Forex Trading Tips
Trading Tips for the Forex Beginner
For those of you who are new to the forex market, or even considering becoming a forex trader, this
informational article will teach exactly what Forex trading is about and how it works.
For the individuals new in currency trading we did include six Forex trading tips that will help you in your
daily trading.
First you will need to know the meaning of the term “forex” which stands for Foreign Exchange market.
This pertains to the international foreign currency exchange market where currencies of all kinds are bought and
sold. The forex market got its start back in the early 1970's when floating currencies and free exchange rates were
first introduced. At this time, the forex market traders were the only players on the market to decide upon the
value of one type of currency against another, all solely based upon a particular currency’s supply and demand.
The Forex Market is very unique for a number of reasons. First of all, this is one of the few markets that
require very little trading qualifications and is free from any external control and can not be manipulated in any
way. Seen as the as the largest financial market, with trades reaching up to 1.5 trillion U.S. dollars, or USD, the
money moves so fast, it’s impossible for a single investor to substantially affect the price of any major foreign
currency. In addition, unlike any stock that is rarely traded, forex traders are able to open and close any
positions within seconds, because there are always a number of willing buyers and sellers.
1. To open a forex account, all you have to do is simply fill out an application and provide
all the necessary identification. The application will include a margin agreement will state if the broker will be
allowed to intervene with any trade when it appears too risky. This agreement is made to protect the interests of
the broker because most trades are done by using the broker’s money. However, once you have established an account,
you can fund it and begin trading in the forex market.
2. In order to become a successful trader, you will need to adapt your own trading strategy.

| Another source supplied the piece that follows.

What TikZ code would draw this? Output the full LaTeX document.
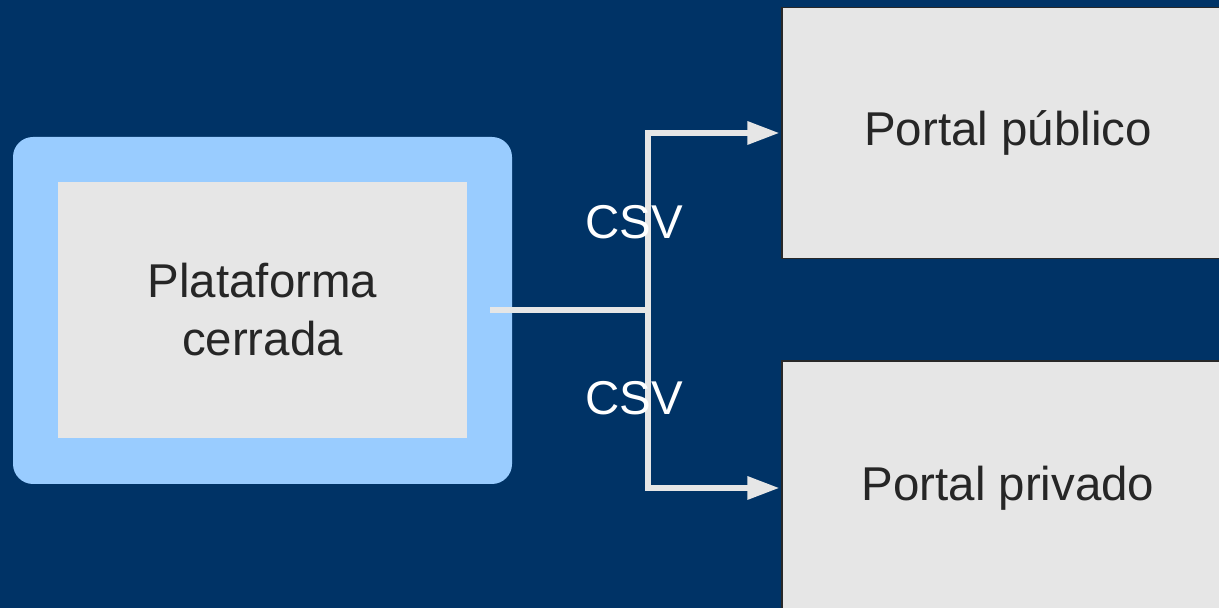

There is no one strategy that will work for all the traders, each individual trader will need to develop their own
approach to the market. While some traders may relay solely on technical analysis, others may prefer a more
fundamental approach, while the more successful traders use a combination of both. Each individual trader will need
to learn the best approach for them selves in order to gain a more comprehensive overview of the forex market in
order to prepare for any entry and exit points.
3. Understand that prices move by trends. Forex has a popular saying, “The trend is your
friend.” there are certain movements that have been studied over many years in order to identify a pattern in the
trend. These trends need to be understood in order to understand a good trading strategy. For small accounts that
are $25,000 and under, trading with a trend may help improving your odds when compared to bi-directional trading.
Most newbie’s will look to trade in any direction, when they should be trading with a trend.
4. Before you take any position, look over the top five currencies to make sure you’re not
missing something. The top five foreign in forex are: USD/Yen, Swiss franc/USD, Euro/Yen, Euro/USD and
Pound/USD.
5. For Beginner Forex Traders, it would be safest to have two accounts because you learn as you
play the trading game. Keep one real account, one that you will actually use to trade real money; and the second
account should be a demo, one that you can use to test alternative moves in the trading game. You can easily use
your demo account to shadow the trades in your real account so you can widen your stops to see if you are being too
conservative or not.
6. Always examine the one hour, four hour and daily charts that concern your trades. Although
you can trade at 15 and 30 minute time intervals, doing so requires a handful of dexterity.